'Crunch point' is yet to come, say indie publishers

'Crunch point' is yet to come, say indie publishers

Two indie publishers have shared their concerns about the coming autumn, and emphasised the importance of flexible plans moving forward.

Speaking at the IPG Virtual Spring Conference, Sarah Braybrooke, managing director at Scribe UK, and Atlantic Books managing director Will Atkinson aired concerns on the packed line-up of titles expected this autumn because of coronavirus delays.

"I'm concerned about the massive concertina effect that might last into next year," Atkinson said. "I am much more worried now than I was a month ago." He said that approximately 30% of Atlantic's titles due for July had been moved.

Braybrooke (pictured) said Scribe UK has removed the bulk of its titles set for spring and summer publication, and rescheduled them for autumn and next year. Braybrooke said that autumn is "always a bunfight" but that the company would be "fighting for sales". She added it was difficult to schedule ahead, and unwise to "cling on to any one plan too hard" as "everything is changing".

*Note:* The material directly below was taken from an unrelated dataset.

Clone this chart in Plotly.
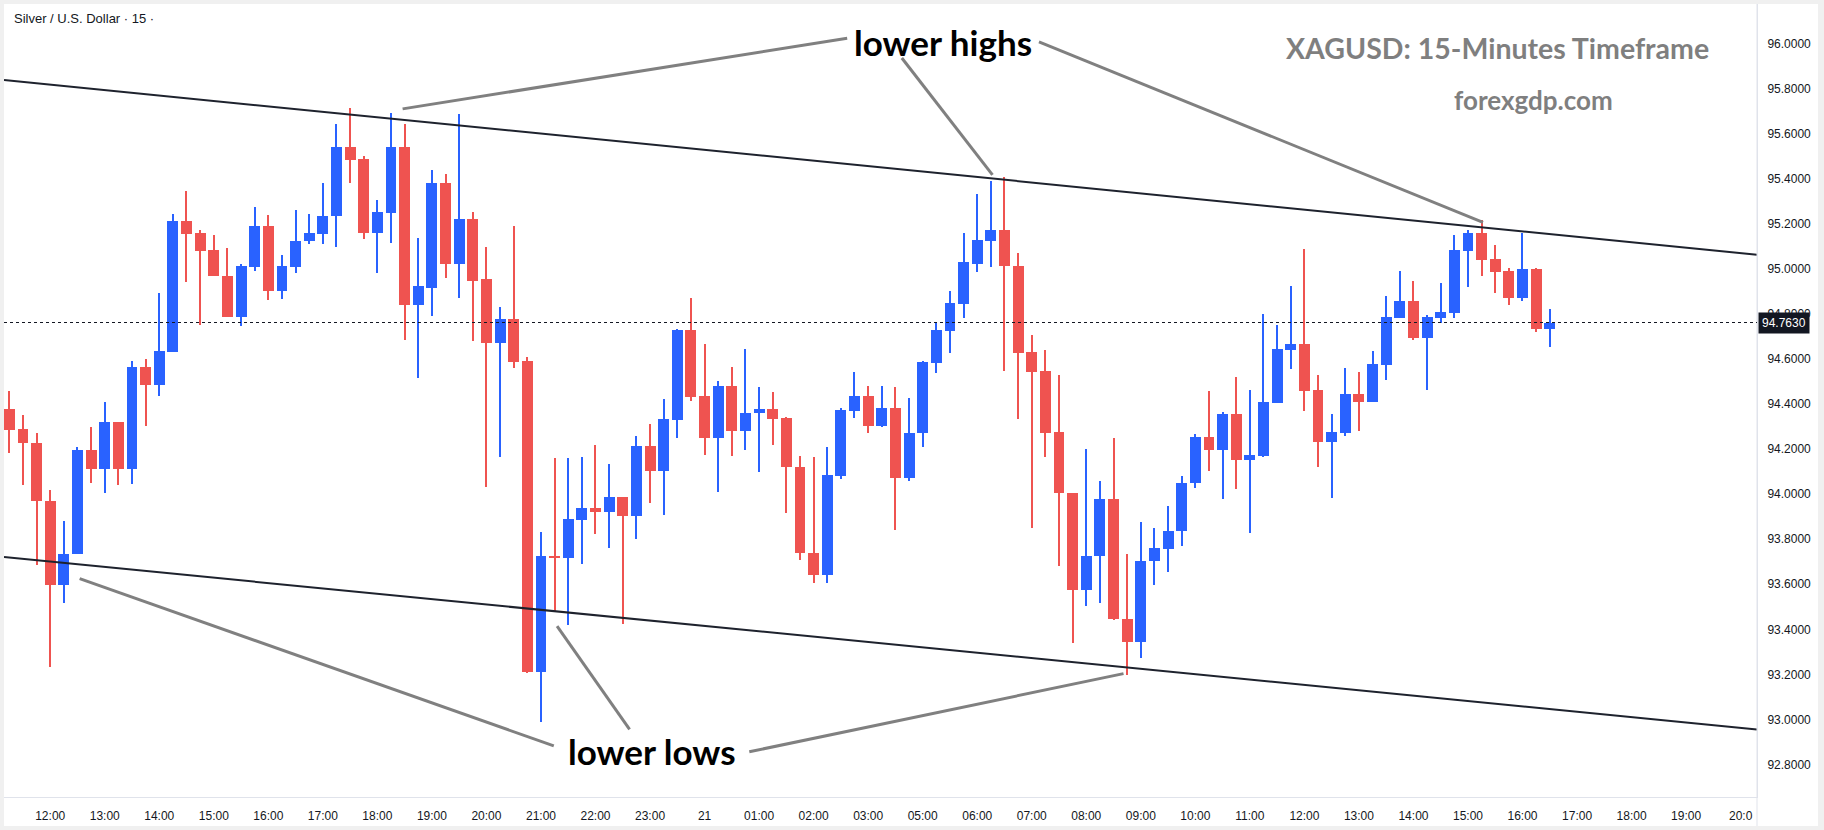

Atkinson added that many presses had been affected by other factors brought on by the pandemic, including the closure and reopening of Gardners, and Amazon's distribution issues.

Both independent publishers agreed the level of "author kickback" had varied from writer to writer, with some keen for their titles to be brought forward and others urging delay.

Braybrooke noted there had been a number of very specific titles across wellbeing and self-help genres that soared in popularity, with Lori Gottlieb's Maybe You Should Talk to Someone a particular standout. She added that lockdown was an important time to be aware of trends, and as such has commissioned a book about home schooling.

Braybrooke said she had also advised Alexa Schoen to bring forward the publication of Entry Level Boss: A 9-Step Guide for Finding a Job You Like (And Actually Getting Hired to Do It) to April, to cater for young graduates facing the job market at a time of unprecedented insecurity.

Atkinson said Atlantic's marketing team were now doing "twice the work", despite the company "being late to the furlough party". Meanwhile Scribe had been preparing to recruit new employees as plans to expand were afoot, but Braybrooke said the existing cohort were absorbing the demands into their roles, with recruitment on hold for now.